This is, of course, standard marketing fare: invent buzzwords, try to sell them to the consumer as must-have "features", and then quietly instruct your salespeople to incessantly denigrate the competition for not having them, even if they're nothing but vapour, your own implementation of a widely used technique, or parlour tricks of such narrow applicability that they're essentially useless.From Tom's Hardware wrote:At every product launch, the two market leaders in the 3D chip segment (NVIDIA and ATi) always serve up the same standard fare for the press: there's a lot of noise from the manufacturers about new technologies while they bandy about a dizzying array of technical terms that they invented themselves. "Fast food" and "very hard to swallow" are really the only terms to describe it. You're soon brought down to earth only weeks later, when the product makes its way to the test labs. The first drivers usually come laced with a portion of bugs - the classic teething problems that go hand in hand with quick product cycles. While it all seems quite savory at first, a nasty aftertaste soon sets in when it becomes clear that only a few of the many new features can actually be used in practice. In fact, the only morsel left on the plate is merely the performance gain over the previous model.
It's not just the computer people who do it; marketers in all industries do it. Why, for example, do we care whether one manufacturer's car has a "VORTEC" V6 engine instead of a "regular" V6 engine? Shouldn't we simply be comparing measured results such as horsepower and torque curves, or fuel economy?

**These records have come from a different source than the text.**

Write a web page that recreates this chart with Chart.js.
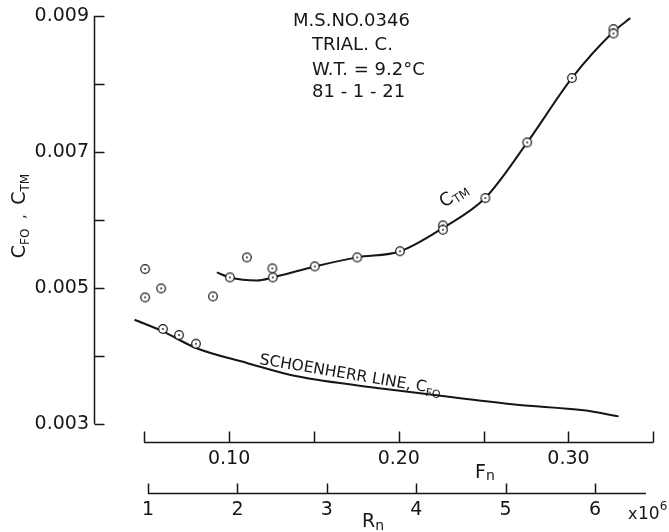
<!DOCTYPE html>
<html>
<head>
<meta charset="utf-8">
<script src="https://cdn.jsdelivr.net/npm/chart.js@4.4.1/dist/chart.umd.min.js"></script>
<style>
  html, body { margin: 0; padding: 0; background: #fff; }
</style>
</head>
<body>
<canvas id="chart" width="669" height="532"></canvas>
<script>
// measured points: Froude number and resistance coefficient
var measuredFn = [0.0505, 0.0505, 0.060, 0.061, 0.0705, 0.0805, 0.0905, 0.1005, 0.1105, 0.1255, 0.1258,
                  0.1505, 0.1755, 0.2007, 0.226, 0.226, 0.251, 0.2757, 0.302, 0.3265, 0.3265];
var measuredC = [0.005275, 0.004857, 0.00499, 0.004393, 0.004304, 0.004176, 0.004872, 0.005151, 0.005446, 0.005284, 0.005151,
                 0.005313, 0.005446, 0.005537, 0.005916, 0.005853, 0.006319, 0.007137, 0.008084, 0.008804, 0.00874];

// faired C_TM curve
var ctmFn = [0.0928, 0.1005, 0.1164, 0.1258, 0.1506, 0.1755, 0.2009, 0.2262, 0.2509, 0.2757, 0.302, 0.3265, 0.3364];
var ctmC = [0.005225, 0.005151, 0.005107, 0.005151, 0.005313, 0.005446, 0.005537, 0.005882, 0.006319, 0.007137, 0.008084, 0.008765, 0.008966];

// Schoenherr friction line C_FO
var cfoFn = [0.0443, 0.061, 0.0805, 0.1105, 0.14, 0.191, 0.2303, 0.2696, 0.3089, 0.3295];
var cfoC = [0.004529, 0.004357, 0.004113, 0.003893, 0.003696, 0.003515, 0.003393, 0.003279, 0.003196, 0.003107];

var yTicks = [0.003, 0.004, 0.005, 0.006, 0.007, 0.008, 0.009];
var yLabels = ['0.003', '', '0.005', '', '0.007', '', '0.009'];
var fnTicks = [0.05, 0.10, 0.15, 0.20, 0.25, 0.30, 0.35];
var fnLabels = ['', '0.10', '', '0.20', '', '0.30', ''];
var rnTicks = [1, 2, 3, 4, 5, 6];
var rnLabels = ['1', '2', '3', '4', '5', '6'];
var rnAxisEnd = 6.57;

var ink = '#161616';
var face = '"DejaVu Sans", sans-serif';

function pairs(xs, ys) {
    return xs.map(function (x, i) { return { x: x, y: ys[i] }; });
}

// open circle with a centre dot
function ringDot() {
    var c = document.createElement('canvas');
    c.width = 12; c.height = 12;
    var g = c.getContext('2d');
    g.fillStyle = '#fff';
    g.strokeStyle = ink;
    g.lineWidth = 1.2;
    g.beginPath(); g.arc(6, 6, 4.3, 0, Math.PI * 2); g.fill(); g.stroke();
    g.fillStyle = ink;
    g.beginPath(); g.arc(6, 6, 0.9, 0, Math.PI * 2); g.fill();
    return c;
}

// text runs: [text, size, baseline shift]
function runs(c, parts, x, y) {
    parts.forEach(function (p) {
        c.font = p[1] + 'px ' + face;
        c.fillText(p[0], x, y + p[2]);
        x += c.measureText(p[0]).width;
    });
    return x;
}
function runsWidth(c, parts) {
    var w = 0;
    parts.forEach(function (p) { c.font = p[1] + 'px ' + face; w += c.measureText(p[0]).width; });
    return w;
}

function fixedTicks(values) {
    return function (axis) { axis.ticks = values.map(function (v) { return { value: v }; }); };
}
function fitTo(w, h) {
    return function (axis) {
        if (w) axis.width = w;
        if (h) axis.height = h;
        axis.paddingTop = axis.paddingBottom = axis.paddingLeft = axis.paddingRight = 0;
    };
}

var decor = {
    id: 'decor',
    afterDraw: function (chart) {
        var c = chart.ctx, sx = chart.scales.x, sr = chart.scales.rn, sy = chart.scales.y;
        c.save();
        c.strokeStyle = ink;
        c.fillStyle = ink;
        c.lineWidth = 1.5;

        // left axis, ticks pointing inward
        var ax = sy.right - 0.5;
        c.beginPath();
        c.moveTo(ax, sy.getPixelForValue(yTicks[yTicks.length - 1]));
        c.lineTo(ax, sy.getPixelForValue(yTicks[0]));
        yTicks.forEach(function (v) {
            var p = Math.round(sy.getPixelForValue(v)) + 0.5;
            c.moveTo(ax, p); c.lineTo(ax + 10, p);
        });
        c.stroke();

        // Fn axis
        var fy = sx.top + 0.5;
        c.beginPath();
        c.moveTo(sx.getPixelForValue(fnTicks[0]), fy);
        c.lineTo(sx.getPixelForValue(fnTicks[fnTicks.length - 1]), fy);
        fnTicks.forEach(function (v) {
            var p = Math.round(sx.getPixelForValue(v)) + 0.5;
            c.moveTo(p, fy); c.lineTo(p, fy - 11);
        });
        c.stroke();

        // Rn axis
        var ry = sr.top + 0.5;
        c.beginPath();
        c.moveTo(sr.getPixelForValue(rnTicks[0]), ry);
        c.lineTo(sr.getPixelForValue(rnAxisEnd), ry);
        rnTicks.forEach(function (v) {
            var p = Math.round(sr.getPixelForValue(v)) + 0.5;
            c.moveTo(p, ry); c.lineTo(p, ry - 10);
        });
        c.stroke();

        c.textAlign = 'left';
        c.textBaseline = 'alphabetic';

        // axis titles
        runs(c, [['F', 19, 0], ['n', 14, 2]], 475, 478);
        runs(c, [['R', 19, 0], ['n', 14, 3]], 362, 527);
        runs(c, [['x', 16, 0]], 628, 519);
        runs(c, [['10', 17, 0], ['6', 12, -9]], 638, 519);

        var yTitle = [['C', 19, 0], ['FO', 12, 4], ['  ,  ', 15, 0], ['C', 19, 0], ['TM', 12, 4]];
        c.save();
        c.translate(25, 216);
        c.rotate(-Math.PI / 2);
        runs(c, yTitle, -runsWidth(c, yTitle) / 2, 0);
        c.restore();

        // test particulars
        c.font = '18px ' + face;
        c.fillText('M.S.NO.0346', 293, 26);
        c.fillText('TRIAL. C.', 312, 50);
        c.fillText('W.T. = 9.2°C', 312, 75);
        c.fillText('81 - 1 - 21', 312, 96.5);

        // curve labels
        c.save();
        c.translate(444, 208);
        c.rotate(-33 * Math.PI / 180);
        runs(c, [['C', 18, 0], ['TM', 12, 3]], 0, 0);
        c.restore();

        c.save();
        c.translate(259, 364);
        c.rotate(9.5 * Math.PI / 180);
        runs(c, [['SCHOENHERR LINE, C', 15.5, 0], ['FO', 11, 4]], 0, 0);
        c.restore();

        c.restore();
    }
};

var tickFont = { family: face, size: 19 };

new Chart(document.getElementById('chart').getContext('2d'), {
    type: 'scatter',
    data: {
        datasets: [{
            label: 'measured',
            data: pairs(measuredFn, measuredC),
            pointStyle: ringDot(),
            pointRadius: 6,
            order: 0
        }, {
            label: 'CTM',
            data: pairs(ctmFn, ctmC),
            showLine: true,
            pointRadius: 0,
            borderColor: ink,
            borderWidth: 2,
            cubicInterpolationMode: 'monotone',
            order: 1
        }, {
            label: 'CFO',
            data: pairs(cfoFn, cfoC),
            showLine: true,
            pointRadius: 0,
            borderColor: ink,
            borderWidth: 2,
            cubicInterpolationMode: 'monotone',
            order: 1
        }]
    },
    options: {
        responsive: false,
        animation: false,
        events: [],
        layout: { padding: { top: 9, right: 8.7, bottom: 0, left: 0 }, autoPadding: false },
        plugins: { legend: { display: false }, tooltip: { enabled: false } },
        scales: {
            x: {
                type: 'linear', position: 'bottom', weight: 1, bounds: 'data',
                min: 0.021, max: 0.3541,
                grid: { display: false, drawTicks: false },
                border: { display: false },
                ticks: {
                    autoSkip: false, maxRotation: 0, padding: 6, color: ink, font: tickFont,
                    callback: function (v, i) { return fnLabels[i]; }
                },
                afterBuildTicks: fixedTicks(fnTicks),
                afterFit: fitTo(0, 51)
            },
            rn: {
                type: 'linear', position: 'bottom', weight: 2, bounds: 'data',
                min: 0.407, max: 6.73,
                grid: { display: false, drawTicks: false },
                border: { display: false },
                ticks: {
                    autoSkip: false, maxRotation: 0, padding: 6, color: ink, font: tickFont,
                    callback: function (v, i) { return rnLabels[i]; }
                },
                afterBuildTicks: fixedTicks(rnTicks),
                afterFit: fitTo(0, 39)
            },
            y: {
                type: 'linear', position: 'left', bounds: 'data',
                min: 0.00273, max: 0.0091,
                grid: { display: false, drawTicks: false },
                border: { display: false },
                ticks: {
                    autoSkip: false, padding: 6, color: ink, font: tickFont,
                    callback: function (v, i) { return yLabels[i]; }
                },
                afterBuildTicks: fixedTicks(yTicks),
                afterFit: fitTo(95, 0)
            }
        }
    },
    plugins: [decor]
});
</script>
</body>
</html>
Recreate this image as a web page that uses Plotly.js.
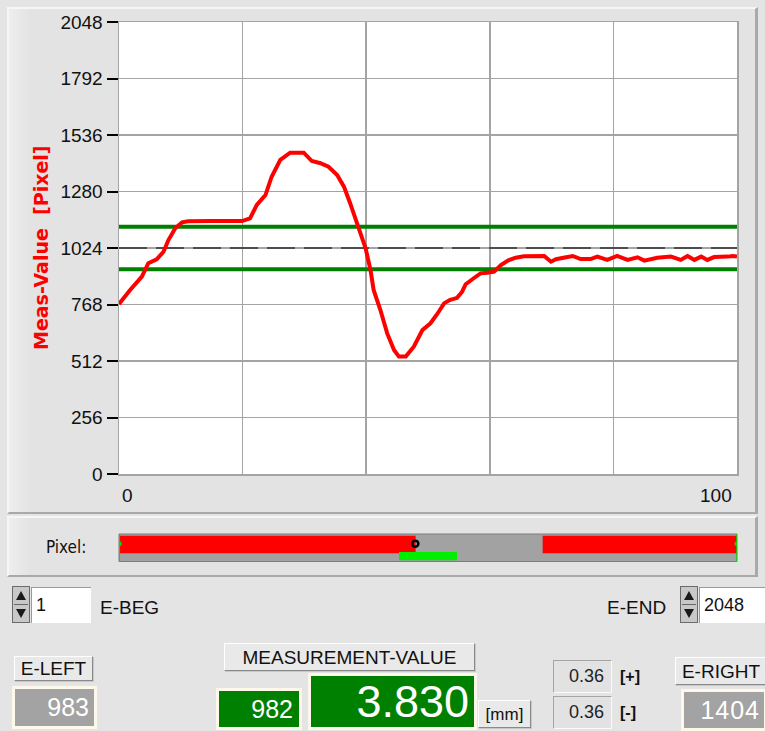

It occurs to me that Trekkies do this a lot. Their ships are superior, we are told, because they have "ablative armour, regenerative multi-phase shielding, transphasic torpedoes", etc., and SW ships don't. Comparisons of observed firepower (against inert objects such as asteroids, to remove uncontrolled variables), travel speed, etc. are shunned at all costs, in favour of buzzword marketing.
I've asked this kind of question before, so I'll try it again: does anyone have any ideas which logic fallacy would best describe this well-worn trick?